Information given:
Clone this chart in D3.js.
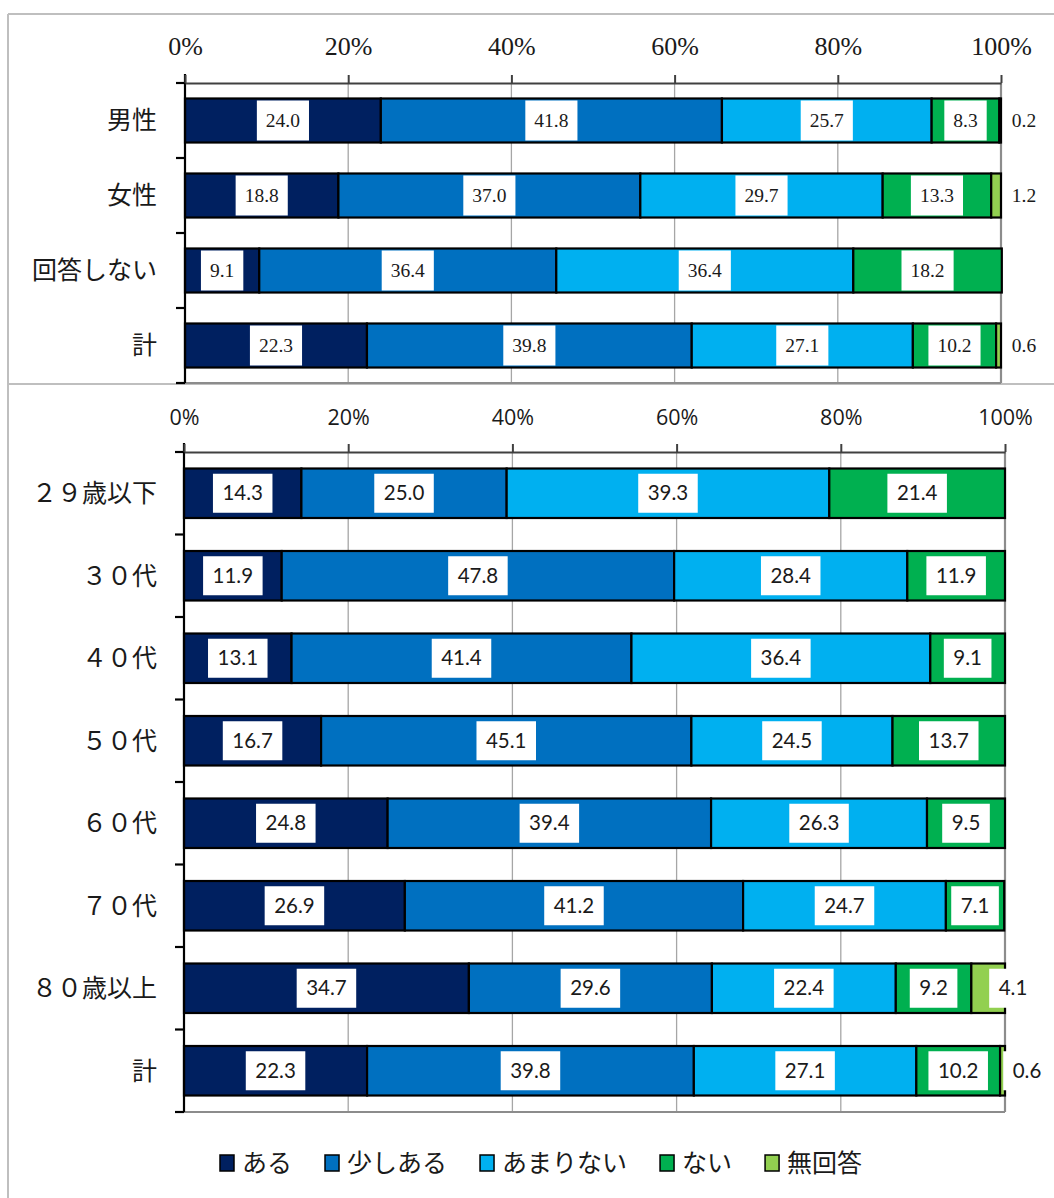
<!DOCTYPE html>
<html>
<head>
<meta charset="utf-8">
<script src="https://cdn.jsdelivr.net/npm/d3@7"></script>
<style>
  body { margin: 0; background: #fff; }
  svg { display: block; }
</style>
</head>
<body>
<svg id="chart" width="1054" height="1198"></svg>
<script>
// Answer categories and their colours
const seriesNames = ["ある", "少しある", "あまりない", "ない", "無回答"];
const seriesColors = ["#002060", "#0070C0", "#00B0F0", "#00B050", "#92D050"];
const tickValues = [0, 20, 40, 60, 80, 100];

// By gender (%)
const genderCats = ["男性", "女性", "回答しない", "計"];
const genderAru = [24.0, 18.8, 9.1, 22.3];
const genderSukoshi = [41.8, 37.0, 36.4, 39.8];
const genderAmari = [25.7, 29.7, 36.4, 27.1];
const genderNai = [8.3, 13.3, 18.2, 10.2];
const genderNoAnswer = [0.2, 1.2, 0, 0.6];

// By age group (%)
const ageCats = ["２９歳以下", "３０代", "４０代", "５０代", "６０代", "７０代", "８０歳以上", "計"];
const ageAru = [14.3, 11.9, 13.1, 16.7, 24.8, 26.9, 34.7, 22.3];
const ageSukoshi = [25.0, 47.8, 41.4, 45.1, 39.4, 41.2, 29.6, 39.8];
const ageAmari = [39.3, 28.4, 36.4, 24.5, 26.3, 24.7, 22.4, 27.1];
const ageNai = [21.4, 11.9, 9.1, 13.7, 9.5, 7.1, 9.2, 10.2];
const ageNoAnswer = [0, 0, 0, 0, 0, 0, 4.1, 0.6];

const svg = d3.select("#chart");
const fmt = d3.format(".1f");
const jpFont = "'Noto Sans CJK JP', sans-serif";

function buildRows(cats, cols) {
  return cats.map((c, i) => {
    const row = { cat: c };
    seriesNames.forEach((s, j) => { row[s] = cols[j][i]; });
    return row;
  });
}

// Outer frame lines
const frame = svg.append("g").attr("stroke", "#bfbfbf").attr("stroke-width", 2);
frame.append("line").attr("x1", 8).attr("x2", 1054).attr("y1", 14).attr("y2", 14);
frame.append("line").attr("x1", 8).attr("x2", 8).attr("y1", 14).attr("y2", 1198);
frame.append("line").attr("x1", 8).attr("x2", 1054).attr("y1", 384).attr("y2", 384);

function drawPanel(cfg) {
  const rows = buildRows(cfg.cats, cfg.cols);
  const x = d3.scaleLinear().domain([0, 100]).range([cfg.x0, cfg.x1]);
  const n = cfg.cats.length;
  const y = d3.scaleBand().domain(cfg.cats).range([cfg.y0, cfg.y1])
    .paddingInner(cfg.pad).paddingOuter(cfg.pad / 2);
  const step = y.step();
  const g = svg.append("g");

  // vertical gridlines
  g.append("g").selectAll("line").data(tickValues.filter(t => t > 0)).join("line")
    .attr("x1", d => x(d)).attr("x2", d => x(d))
    .attr("y1", cfg.y0).attr("y2", cfg.y1)
    .attr("stroke", d => d === 100 ? "#8c8c8c" : "#a6a6a6")
    .attr("stroke-width", d => d === 100 ? 2.2 : 1.3);

  // bottom edge of plot
  g.append("line").attr("x1", cfg.x0).attr("x2", cfg.x1)
    .attr("y1", cfg.y1).attr("y2", cfg.y1)
    .attr("stroke", "#8c8c8c").attr("stroke-width", 2);

  // stacked bars
  const stacked = d3.stack().keys(seriesNames)(rows);
  const layers = g.append("g").selectAll("g").data(stacked).join("g")
    .attr("fill", (d, i) => seriesColors[i]);
  layers.selectAll("rect").data(d => d.filter(p => p[1] - p[0] > 0)).join("rect")
    .attr("x", d => x(d[0]))
    .attr("width", d => x(d[1]) - x(d[0]))
    .attr("y", d => y(d.data.cat))
    .attr("height", y.bandwidth())
    .attr("stroke", "#000").attr("stroke-width", 2.2);

  // value labels in white boxes
  const lab = g.append("g");
  stacked.forEach((layer, si) => {
    layer.forEach(p => {
      const v = p[1] - p[0];
      if (v <= 0) return;
      const val = p.data[seriesNames[si]];
      const last = si === seriesNames.length - 1;
      let cx = (x(p[0]) + x(p[1])) / 2;
      if (last) cx = x(p[1]) + (val < 2 ? cfg.smallOff : cfg.bigOff);
      const cy = y(p.data.cat) + y.bandwidth() / 2;
      const box = lab.append("rect").attr("fill", "#fff");
      const t = lab.append("text")
        .attr("x", cx).attr("y", cy).attr("dy", "0.35em")
        .attr("text-anchor", "middle")
        .attr("font-family", cfg.numFont).attr("font-size", cfg.labelSize)
        .attr("fill", "#1a1a1a")
        .text(fmt(val));
      const w = t.node().getComputedTextLength() + cfg.boxPad * 2;
      box.attr("x", cx - w / 2).attr("width", w)
        .attr("y", cy - cfg.boxH / 2).attr("height", cfg.boxH);
    });
  });

  // left axis with ticks at band boundaries
  const yAxis = g.append("g").attr("stroke", "#000").attr("stroke-width", 2.2);
  yAxis.append("line").attr("x1", cfg.x0).attr("x2", cfg.x0)
    .attr("y1", cfg.y0 - 9).attr("y2", cfg.y1);
  yAxis.selectAll(".tk").data(d3.range(n + 1)).join("line").attr("class", "tk")
    .attr("x1", cfg.x0 - 9).attr("x2", cfg.x0)
    .attr("y1", k => cfg.y0 + k * step).attr("y2", k => cfg.y0 + k * step);

  // category labels
  g.append("g").selectAll("text").data(cfg.cats).join("text")
    .attr("x", cfg.x0 - cfg.catGap)
    .attr("y", d => y(d) + y.bandwidth() / 2)
    .attr("dy", "0.35em")
    .attr("text-anchor", "end")
    .attr("font-family", cfg.catFont).attr("font-size", 25)
    .attr("fill", "#1a1a1a")
    .text(d => d);

  // top percentage axis
  const xAxis = g.append("g").attr("transform", `translate(0,${cfg.y0})`)
    .call(d3.axisTop(x).tickValues(tickValues).tickSize(8).tickSizeOuter(0)
      .tickPadding(cfg.tickPad).tickFormat(d => d + "%"));
  xAxis.select(".domain").attr("stroke", "#404040").attr("stroke-width", 2);
  xAxis.selectAll(".tick line").attr("stroke", "#404040").attr("stroke-width", 2);
  xAxis.selectAll(".tick text")
    .attr("font-family", cfg.tickFont).attr("font-size", cfg.tickSize)
    .attr("fill", "#1a1a1a");
}

drawPanel({
  cats: genderCats,
  cols: [genderAru, genderSukoshi, genderAmari, genderNai, genderNoAnswer],
  x0: 185, x1: 1001, y0: 83, y1: 383, pad: 0.413,
  numFont: "'Liberation Serif', 'DejaVu Serif', serif", labelSize: 19.5, boxH: 40, boxPad: 9,
  catFont: "'Liberation Serif', " + jpFont, catGap: 28,
  tickFont: "'Liberation Serif', serif", tickSize: 26, tickPad: 20,
  smallOff: 23, bigOff: 8
});

drawPanel({
  cats: ageCats,
  cols: [ageAru, ageSukoshi, ageAmari, ageNai, ageNoAnswer],
  x0: 184, x1: 1005, y0: 452, y1: 1112, pad: 0.4,
  numFont: "Lato, 'Open Sans', sans-serif", labelSize: 20.5, boxH: 39, boxPad: 9.5,
  catFont: jpFont, catGap: 27,
  tickFont: "'Open Sans', Lato, sans-serif", tickSize: 21.5, tickPad: 19,
  smallOff: 22, bigOff: 8
});

// legend
const legend = svg.append("g").attr("transform", "translate(220,1163)");
let lx = 0;
seriesNames.forEach((s, i) => {
  const item = legend.append("g").attr("transform", `translate(${lx},0)`);
  item.append("rect").attr("x", 0).attr("y", -8).attr("width", 14).attr("height", 16)
    .attr("fill", seriesColors[i]).attr("stroke", "#000").attr("stroke-width", 1.5);
  const t = item.append("text").attr("x", 22).attr("y", 0).attr("dy", "0.36em")
    .attr("font-family", jpFont).attr("font-size", 25).attr("fill", "#1a1a1a")
    .text(s);
  lx += 22 + t.node().getComputedTextLength() + 33;
});
</script>
</body>
</html>
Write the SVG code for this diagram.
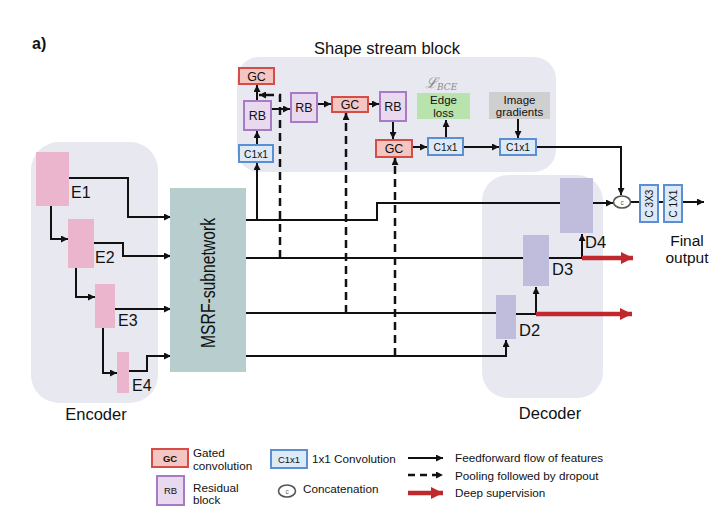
<svg xmlns="http://www.w3.org/2000/svg" width="715" height="515" viewBox="0 0 715 515">
<style>
text{font-family:"Liberation Sans",Arial,sans-serif;fill:#111}
.bg{fill:#e8e8f0}
.gc{fill:#f5c6c1;stroke:#d44d47;stroke-width:2}
.rb{fill:#e8d9ef;stroke:#a879c4;stroke-width:2}
.c1{fill:#dce9f7;stroke:#5b8fd1;stroke-width:2}
.enc{fill:#ebb5cd}
.dec{fill:#c0bcdc}
.ln{fill:none;stroke:#111;stroke-width:2}
.ar{fill:none;stroke:#111;stroke-width:2;marker-end:url(#ah)}
.da{fill:none;stroke:#111;stroke-width:2.5;stroke-dasharray:8 5;marker-end:url(#ah)}
.red{fill:none;stroke:#c0282d;stroke-width:4.5;marker-end:url(#ahr)}
.lab{font-size:16.5px}
.bx{font-size:12.5px;text-anchor:middle}
.b2{font-size:11.5px;text-anchor:middle}
.sm{font-size:10.3px;text-anchor:middle}
.lg{font-size:11.7px}
</style>
<defs>
<marker id="ah" viewBox="0 0 10 10" refX="10" refY="5" markerWidth="7" markerHeight="7" markerUnits="userSpaceOnUse" orient="auto"><path d="M0,0 L10,5 L0,10 z" fill="#111"/></marker>
<marker id="ahr" viewBox="0 0 10 10" refX="10" refY="5" markerWidth="13" markerHeight="12" markerUnits="userSpaceOnUse" orient="auto"><path d="M0,0 L10,5 L0,10 z" fill="#c0282d"/></marker>
</defs>
<rect width="715" height="515" fill="#fff"/>
<text x="32" y="49" style="font-size:16px;font-weight:bold">a)</text>

<g id="backgrounds">
<rect class="bg" x="237" y="57" width="319" height="115" rx="22"/>
<rect class="bg" x="31" y="142" width="127" height="261" rx="28"/>
<rect class="bg" x="482" y="175" width="121" height="223" rx="26"/>
</g>
<text x="387" y="54" class="lab" style="text-anchor:middle">Shape stream block</text>
<text x="96" y="420" class="lab" style="text-anchor:middle">Encoder</text>
<text x="550" y="419" class="lab" style="text-anchor:middle">Decoder</text>

<g id="connectors">
<path class="ar" d="M69,178 H128 V217 H171"/>
<path class="ar" d="M94,243 H123 V256 H171"/>
<path class="ar" d="M115,309 H171"/>
<path class="ar" d="M129,371 H147 V356 H171"/>
<path class="ar" d="M51,206 V239 H68"/>
<path class="ar" d="M76,268 V297 H95"/>
<path class="ar" d="M103,328 V373 H117"/>
<path class="ln" d="M246,220 H377 V203 H560"/>
<path class="ar" d="M257,220 V163"/>
<path class="ln" d="M246,258 H523"/>
<path class="ln" d="M246,313 H496"/>
<path class="ar" d="M246,356 H506 V340"/>
<path class="ar" d="M257,145 V131"/>
<path class="ar" d="M257,101 V85"/>
<path class="ar" d="M271,109 H290"/>
<path class="ar" d="M317,104 H331"/>
<path class="ar" d="M368,104 H379"/>
<path class="ar" d="M393,121 V139"/>
<path class="ar" d="M412,147 H427"/>
<path class="ar" d="M446,138 V120"/>
<path class="ar" d="M463,147 H499"/>
<path class="ar" d="M518,119 V138"/>
<path class="ar" d="M536,147 H621 V195"/>
<path class="da" d="M280,258 V95 H259"/>
<path class="da" d="M346,313 V113"/>
<path class="da" d="M395,356 V158"/>
<path class="ar" d="M593,203 H613"/>
<path class="ar" d="M549,258 H582 V234"/>
<path class="red" d="M582,258 H633"/>
<path class="ar" d="M516,314 H536 V287"/>
<path class="red" d="M536,314 H632"/>
<path class="ln" d="M630,202 H640 M658,202 H664"/>
<path class="ar" d="M682,202 H704"/>
</g>

<g id="E1"><rect class="enc" x="36" y="152" width="33" height="54"/><text x="71" y="198" style="font-size:16px">E1</text></g>
<g id="E2"><rect class="enc" x="68" y="219" width="26" height="49"/><text x="95" y="263" style="font-size:16px">E2</text></g>
<g id="E3"><rect class="enc" x="95" y="284" width="20" height="44"/><text x="118" y="326" style="font-size:16px">E3</text></g>
<g id="E4"><rect class="enc" x="117" y="352" width="12" height="41"/><text x="132" y="391" style="font-size:16px">E4</text></g>

<g id="MSRF"><rect x="170" y="188" width="76" height="184" fill="#b8cece"/>
<text transform="translate(215,283) rotate(-90)" style="font-size:20px;text-anchor:middle" textLength="130" lengthAdjust="spacingAndGlyphs">MSRF-subnetwork</text></g>

<g id="GC1"><rect class="gc" x="239" y="68" width="35" height="16"/><text x="256.5" y="81" class="bx">GC</text></g>
<g id="RB1"><rect class="rb" x="244" y="101" width="27" height="29"/><text x="257.5" y="120" class="bx">RB</text></g>
<g id="C1x1a"><rect class="c1" x="239" y="145" width="34" height="17"/><text x="256" y="157.5" class="sm">C1x1</text></g>
<g id="RB2"><rect class="rb" x="291" y="93" width="26" height="29"/><text x="304" y="112" class="bx">RB</text></g>
<g id="GC2"><rect class="gc" x="332" y="97" width="36" height="15"/><text x="350" y="109" class="bx">GC</text></g>
<g id="RB3"><rect class="rb" x="380" y="92" width="26" height="29"/><text x="393" y="111" class="bx">RB</text></g>
<g id="GC3"><rect class="gc" x="376" y="140" width="36" height="17"/><text x="394" y="153" class="bx">GC</text></g>
<g id="C1x1b"><rect class="c1" x="428" y="138" width="35" height="17"/><text x="445.5" y="150.5" class="sm">C1x1</text></g>
<g id="EdgeLoss"><rect x="417" y="93" width="53" height="26" fill="#b8e3ad"/><text x="443.5" y="104" class="b2">Edge</text><text x="443.5" y="117" class="b2">loss</text></g>
<g id="LBCE"><text x="425" y="88" style="font-family:'DejaVu Serif',serif;font-style:italic;font-size:15px;fill:#8a8a8a">ℒ<tspan dy="2" style="font-size:9px">BCE</tspan></text></g>
<g id="ImageGradients"><rect x="489" y="92" width="61" height="27" fill="#cfcfcf"/><text x="519.5" y="103.5" class="b2">Image</text><text x="519.5" y="116" class="b2">gradients</text></g>
<g id="C1x1c"><rect class="c1" x="500" y="139" width="36" height="16"/><text x="518" y="151" class="sm">C1x1</text></g>

<g id="D4"><rect class="dec" x="560" y="178" width="33" height="55"/><text x="585" y="248" class="lab">D4</text></g>
<g id="D3"><rect class="dec" x="523" y="235" width="26" height="51"/><text x="552" y="275" class="lab">D3</text></g>
<g id="D2"><rect class="dec" x="496" y="295" width="20" height="44"/><text x="519" y="336" class="lab">D2</text></g>

<g id="Concat"><ellipse cx="622" cy="202" rx="8.5" ry="6" fill="#fff" stroke="#555" stroke-width="1.6"/><text x="622" y="204.5" style="font-size:6.5px;text-anchor:middle;fill:#555">c</text></g>
<g id="C3x3"><rect class="c1" x="640" y="185" width="18" height="37" stroke-width="1.5"/><text transform="translate(652.5,203.5) rotate(-90)" style="font-size:10px;text-anchor:middle">C 3X3</text></g>
<g id="C1X1"><rect class="c1" x="664" y="185" width="18" height="37" stroke-width="1.5"/><text transform="translate(676.5,203.5) rotate(-90)" style="font-size:10px;text-anchor:middle">C 1X1</text></g>
<g id="FinalOutput"><text x="687" y="246" style="font-size:15.5px;text-anchor:middle">Final</text><text x="687" y="263" style="font-size:15.5px;text-anchor:middle">output</text></g>

<g id="legend">
<rect class="gc" x="152" y="449" width="36" height="18"/><text x="170" y="461.5" style="font-size:9.5px;font-weight:bold;text-anchor:middle">GC</text>
<text x="193" y="457" class="lg">Gated</text><text x="193" y="470" class="lg">convolution</text>
<rect class="rb" x="157" y="476" width="27" height="29"/><text x="170.5" y="494" style="font-size:9.5px;text-anchor:middle">RB</text>
<text x="193" y="492" class="lg">Residual</text><text x="193" y="504" class="lg">block</text>
<rect class="c1" x="271" y="450" width="36" height="18"/><text x="289" y="462.5" style="font-size:9.5px;text-anchor:middle">C1x1</text>
<text x="312" y="463" class="lg">1x1 Convolution</text>
<ellipse cx="287" cy="491" rx="8.5" ry="6" fill="#fff" stroke="#555" stroke-width="1.6"/><text x="287" y="493.5" style="font-size:6.5px;text-anchor:middle;fill:#555">c</text>
<text x="303" y="493" class="lg">Concatenation</text>
<path class="ar" d="M408,458 H443"/>
<path class="da" d="M408,475 H443" style="stroke-dasharray:7 5"/>
<path class="red" d="M408,493 H443"/>
<text x="455" y="462" class="lg">Feedforward flow of features</text>
<text x="455" y="480" class="lg">Pooling followed by dropout</text>
<text x="455" y="497" class="lg">Deep supervision</text>
</g>
</svg>
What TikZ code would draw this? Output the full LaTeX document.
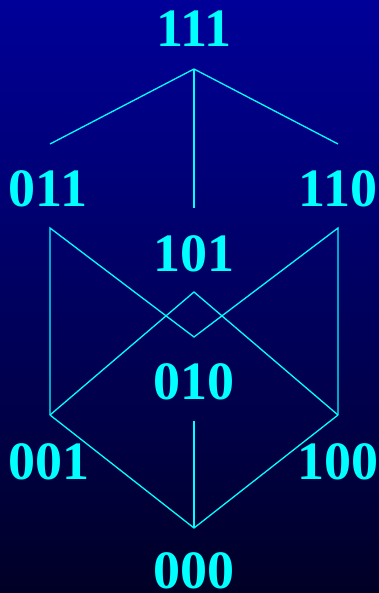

Task to complete: Return only the lines running from the start of the entries above to the line that contains "const tickValues = [0, 20, 40, 60, 80, 100];", inclusive, and omit every picture.

Written answer:
Clone this chart in D3.js.
<!DOCTYPE html>
<html>
<head>
<meta charset="utf-8">
<script src="https://cdn.jsdelivr.net/npm/d3@7"></script>
<style>
  body { margin: 0; background: #fff; }
  svg { display: block; }
</style>
</head>
<body>
<svg id="chart" width="1054" height="1198"></svg>
<script>
// Answer categories and their colours
const seriesNames = ["ある", "少しある", "あまりない", "ない", "無回答"];
const seriesColors = ["#002060", "#0070C0", "#00B0F0", "#00B050", "#92D050"];
const tickValues = [0, 20, 40, 60, 80, 100];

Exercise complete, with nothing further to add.